Lederbergvirus (synonyms P22-like viruses, P22-like phages, P22likevirus) is a genus of viruses in the class Caudoviricetes. Bacteria serve as natural hosts, with transmission achieved through passive diffusion. There are six species in this genus.

==Taxonomy==
The following six species are assigned to the genus:
- Lederbergvirus BTP1
- Lederbergvirus HK620
- Lederbergvirus P22
- Lederbergvirus SE1Spa
- Lederbergvirus Sf6
- Lederbergvirus ST64T

==Structure==
Lederbergviruses are nonenveloped, with a head and tail. The head is icosahedral with T=7 symmetry, with a diameter of approximately 60 to 65 nm. The tail is non-contractile with six prominent tail spikes.

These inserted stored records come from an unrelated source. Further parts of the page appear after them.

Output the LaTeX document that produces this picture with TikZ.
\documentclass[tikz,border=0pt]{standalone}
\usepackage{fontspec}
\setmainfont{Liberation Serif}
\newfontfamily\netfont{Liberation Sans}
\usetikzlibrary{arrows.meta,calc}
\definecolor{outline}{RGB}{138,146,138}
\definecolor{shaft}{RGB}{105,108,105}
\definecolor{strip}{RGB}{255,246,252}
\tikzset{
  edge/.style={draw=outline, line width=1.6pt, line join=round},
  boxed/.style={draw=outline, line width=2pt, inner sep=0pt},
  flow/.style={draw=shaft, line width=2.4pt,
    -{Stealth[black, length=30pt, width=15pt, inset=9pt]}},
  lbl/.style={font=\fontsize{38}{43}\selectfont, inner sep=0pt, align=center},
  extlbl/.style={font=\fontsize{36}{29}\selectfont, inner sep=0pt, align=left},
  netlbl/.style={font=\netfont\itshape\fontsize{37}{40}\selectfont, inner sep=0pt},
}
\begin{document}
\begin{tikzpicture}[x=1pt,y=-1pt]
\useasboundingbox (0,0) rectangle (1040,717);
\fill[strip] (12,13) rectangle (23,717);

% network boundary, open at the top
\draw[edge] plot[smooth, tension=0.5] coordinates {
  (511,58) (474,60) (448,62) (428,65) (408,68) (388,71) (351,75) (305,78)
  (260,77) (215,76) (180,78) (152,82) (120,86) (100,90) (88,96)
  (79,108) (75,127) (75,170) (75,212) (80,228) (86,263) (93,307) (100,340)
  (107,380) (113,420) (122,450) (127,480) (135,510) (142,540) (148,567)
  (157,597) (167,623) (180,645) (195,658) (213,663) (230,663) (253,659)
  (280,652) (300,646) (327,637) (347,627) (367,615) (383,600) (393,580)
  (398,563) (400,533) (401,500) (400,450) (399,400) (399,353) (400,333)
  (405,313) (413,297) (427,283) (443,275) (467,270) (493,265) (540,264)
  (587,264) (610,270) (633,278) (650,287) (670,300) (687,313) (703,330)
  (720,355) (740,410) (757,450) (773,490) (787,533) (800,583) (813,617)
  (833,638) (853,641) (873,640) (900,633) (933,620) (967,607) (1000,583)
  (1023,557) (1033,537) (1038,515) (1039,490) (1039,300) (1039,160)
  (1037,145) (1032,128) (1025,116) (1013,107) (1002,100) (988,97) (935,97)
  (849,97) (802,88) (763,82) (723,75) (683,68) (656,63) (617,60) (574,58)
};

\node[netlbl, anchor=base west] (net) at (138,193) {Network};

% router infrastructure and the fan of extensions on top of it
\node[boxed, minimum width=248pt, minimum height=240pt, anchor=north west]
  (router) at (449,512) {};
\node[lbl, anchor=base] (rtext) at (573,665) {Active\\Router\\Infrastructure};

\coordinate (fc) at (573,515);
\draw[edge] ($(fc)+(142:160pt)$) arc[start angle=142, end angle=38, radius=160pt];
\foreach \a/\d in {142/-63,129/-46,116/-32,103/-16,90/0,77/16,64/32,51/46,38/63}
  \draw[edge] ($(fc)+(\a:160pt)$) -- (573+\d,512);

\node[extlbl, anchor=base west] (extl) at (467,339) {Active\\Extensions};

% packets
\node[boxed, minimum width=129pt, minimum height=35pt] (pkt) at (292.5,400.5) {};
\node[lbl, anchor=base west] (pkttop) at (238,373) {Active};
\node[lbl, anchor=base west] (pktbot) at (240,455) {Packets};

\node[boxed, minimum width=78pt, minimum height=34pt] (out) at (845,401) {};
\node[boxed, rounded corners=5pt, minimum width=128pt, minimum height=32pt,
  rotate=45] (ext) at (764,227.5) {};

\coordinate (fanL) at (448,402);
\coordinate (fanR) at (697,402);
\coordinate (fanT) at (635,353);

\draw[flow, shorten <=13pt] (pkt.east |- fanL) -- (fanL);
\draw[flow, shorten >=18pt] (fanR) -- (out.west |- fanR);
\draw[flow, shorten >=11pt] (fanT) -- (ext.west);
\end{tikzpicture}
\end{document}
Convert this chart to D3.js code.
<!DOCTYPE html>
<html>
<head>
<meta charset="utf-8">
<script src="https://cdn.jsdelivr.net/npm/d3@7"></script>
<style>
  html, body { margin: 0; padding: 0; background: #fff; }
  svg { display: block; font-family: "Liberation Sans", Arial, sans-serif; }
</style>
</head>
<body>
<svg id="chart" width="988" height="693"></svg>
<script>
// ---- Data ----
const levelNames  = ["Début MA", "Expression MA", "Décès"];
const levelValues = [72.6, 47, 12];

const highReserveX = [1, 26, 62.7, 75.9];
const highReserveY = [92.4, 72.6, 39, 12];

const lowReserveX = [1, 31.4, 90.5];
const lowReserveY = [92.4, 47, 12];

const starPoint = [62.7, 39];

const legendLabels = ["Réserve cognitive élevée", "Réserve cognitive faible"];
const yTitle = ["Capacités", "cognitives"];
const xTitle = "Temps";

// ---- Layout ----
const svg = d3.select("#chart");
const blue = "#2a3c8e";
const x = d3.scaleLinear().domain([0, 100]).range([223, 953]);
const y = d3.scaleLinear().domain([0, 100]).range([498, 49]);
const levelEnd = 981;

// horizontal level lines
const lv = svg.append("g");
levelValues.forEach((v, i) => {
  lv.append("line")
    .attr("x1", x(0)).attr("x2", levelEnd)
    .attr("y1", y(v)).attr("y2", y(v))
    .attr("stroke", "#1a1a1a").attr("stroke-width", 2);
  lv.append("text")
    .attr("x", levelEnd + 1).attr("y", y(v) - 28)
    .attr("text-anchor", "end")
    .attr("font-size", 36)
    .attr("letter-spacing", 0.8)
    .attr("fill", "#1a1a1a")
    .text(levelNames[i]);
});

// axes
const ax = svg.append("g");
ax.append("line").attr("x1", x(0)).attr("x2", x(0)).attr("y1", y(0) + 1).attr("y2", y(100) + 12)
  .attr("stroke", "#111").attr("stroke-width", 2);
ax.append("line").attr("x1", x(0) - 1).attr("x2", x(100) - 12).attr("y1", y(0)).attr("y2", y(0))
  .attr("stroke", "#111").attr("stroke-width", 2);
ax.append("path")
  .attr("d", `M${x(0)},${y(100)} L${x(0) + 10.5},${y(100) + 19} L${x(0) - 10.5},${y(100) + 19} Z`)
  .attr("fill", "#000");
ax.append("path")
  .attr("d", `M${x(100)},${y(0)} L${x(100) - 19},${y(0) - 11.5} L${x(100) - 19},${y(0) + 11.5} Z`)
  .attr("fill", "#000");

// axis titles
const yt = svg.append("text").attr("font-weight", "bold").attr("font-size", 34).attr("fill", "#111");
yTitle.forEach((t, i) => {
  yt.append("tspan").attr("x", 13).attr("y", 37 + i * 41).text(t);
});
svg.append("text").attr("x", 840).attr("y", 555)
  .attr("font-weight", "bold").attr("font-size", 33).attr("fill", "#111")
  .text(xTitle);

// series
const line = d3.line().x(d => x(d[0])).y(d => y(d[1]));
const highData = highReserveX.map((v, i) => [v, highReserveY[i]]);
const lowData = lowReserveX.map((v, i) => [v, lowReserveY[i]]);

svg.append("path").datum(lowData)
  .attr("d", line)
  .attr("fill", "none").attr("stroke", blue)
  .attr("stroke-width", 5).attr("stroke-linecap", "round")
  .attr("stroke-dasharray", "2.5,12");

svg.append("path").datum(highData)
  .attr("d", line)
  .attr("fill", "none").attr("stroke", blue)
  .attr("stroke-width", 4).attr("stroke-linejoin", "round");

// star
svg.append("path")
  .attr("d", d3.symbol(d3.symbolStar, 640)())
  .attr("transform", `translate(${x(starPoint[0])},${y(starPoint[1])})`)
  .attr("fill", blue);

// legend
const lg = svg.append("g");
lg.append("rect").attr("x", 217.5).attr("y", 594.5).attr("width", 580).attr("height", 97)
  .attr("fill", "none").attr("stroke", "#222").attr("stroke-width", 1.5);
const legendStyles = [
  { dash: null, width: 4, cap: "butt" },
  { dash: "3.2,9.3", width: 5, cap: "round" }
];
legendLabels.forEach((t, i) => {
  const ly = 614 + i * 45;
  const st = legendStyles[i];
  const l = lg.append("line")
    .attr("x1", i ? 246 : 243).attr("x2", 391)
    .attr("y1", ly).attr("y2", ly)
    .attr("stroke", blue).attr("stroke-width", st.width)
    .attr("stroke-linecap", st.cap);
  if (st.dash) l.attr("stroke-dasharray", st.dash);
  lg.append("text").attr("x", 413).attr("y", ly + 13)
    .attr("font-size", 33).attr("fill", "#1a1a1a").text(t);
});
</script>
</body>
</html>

| Genus | Structure | Symmetry | Capsid | Genomic arrangement | Genomic segmentation |
|---|---|---|---|---|---|
| Lederbergvirus | Head-Tail | T=7 | Non-enveloped | Linear | Monopartite |

==Genome==
Several species have been fully sequenced. They range between 38k and 42k nucleotides, with 58 to 72 proteins. Complete genomes, as well as several similar unclassified strains are available from

==Life cycle==
Viral replication is cytoplasmic. The virus attaches to the host cell using its terminal fibers, and ejects the viral DNA into the host periplasm. DNA-templated transcription is the method of transcription. Once the viral genes have been replicated, new virions are assembled in the host's cytoplasm, and mature virions are released via lysis and holin/endolysin/spanin proteins.

| Genus | Host details | Tissue tropism | Entry details | Release details | Replication site | Assembly site | Transmission |
|---|---|---|---|---|---|---|---|
| Lederbergvirus | Bacteria | None | Injection | Lysis | Cytoplasm | Cytoplasm | Passive diffusion |

==History==
According to ICTV's 1996 report, the genus P22likevirus was first accepted under the name P22-like phages, assigned only to family Podoviridae. The whole family was moved to the newly created order Caudovirales in 1998, and the genus was renamed to P22-like viruses in ICTV's seventh report in 1999. In 2012, the genus was renamed again, this time to P22likevirus. The genus was later renamed to Lederbergvirus in 2019.